高齢化の進行とともに、介護サービスのニーズは間違いなく増大している。その一方では、2000年に介護保険制度がスタートして以降、制度の維持と費用負担の在り方に関心が集中し、介護の現場で働く人たちの処遇はややもすると二の次、三の次にされてきた。
しかし、旧訪問介護大手コムスンの不正が社会問題化したことを契機として、マスコミが介護現場の実態に目を向けるようになり、介護労働者の処遇改善の必要性がようやく社会に理解されるようになってきている。国は09年4月に介護報酬を改定、同年10月からは介護職員処遇改善交付金を支給するようにもなった。
それでもなお介護現場の「人材不足」感は払拭されていない。
財団法人介護労働安定センターが行った「2009年度介護労働実態調査労働者調査」(複数回答)の結果からも、「人材不足」に頭を痛めながらも「良質な人材の確保」が思うにまかせない介護現場の状況が浮き彫りになっている。

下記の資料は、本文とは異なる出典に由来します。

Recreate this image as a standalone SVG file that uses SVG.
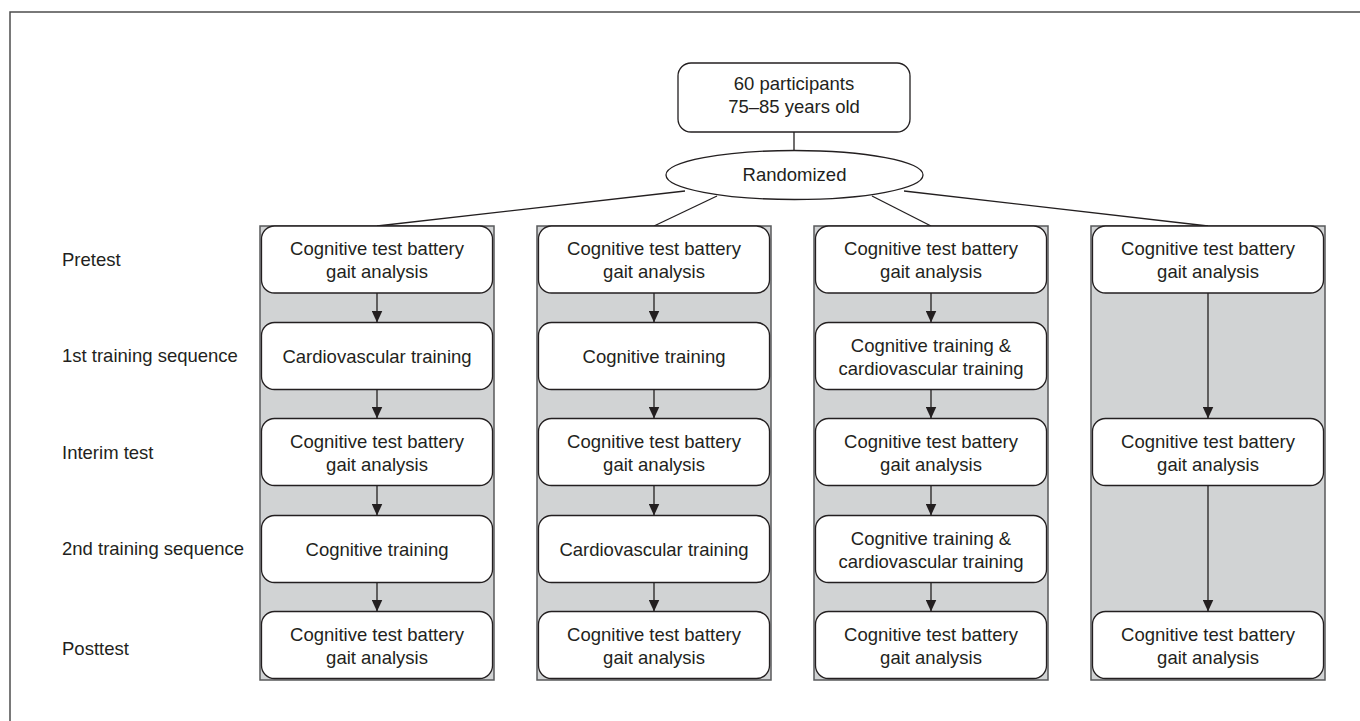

介護事業所側は「今の介護報酬では、人材の確保・定着のために十分な賃金を払えない」(71・6%)、「経営(収支)が苦しく、労働条件や労働環境改善をしたくても出来ない」(44・2%)と嘆き、介護労働者側は「仕事内容の割には賃金が低い」(58・3%)、「業務に対する社会的評価が低い」(41・3%)ことなどを不満に感じている。
介護は「人が、人をケアする」仕事。それだけに介護労働者にのし掛かる精神的な負荷は大きい。施設系で働く人は「夜間や深夜の時間帯に何か起きるのではないか」「転倒などの事故を起こさないか」と神経をすり減らし、訪問サービスに従事する人は「法で定められたサービス以外の仕事を要求される」ことも少なくないという。
要介護者はもちろんのこと、家族の満足を得るケアをしようとすればするほど、介護労働者の健康や精神への負担が増す―どうやら、それがいまの介護の実情のようだ。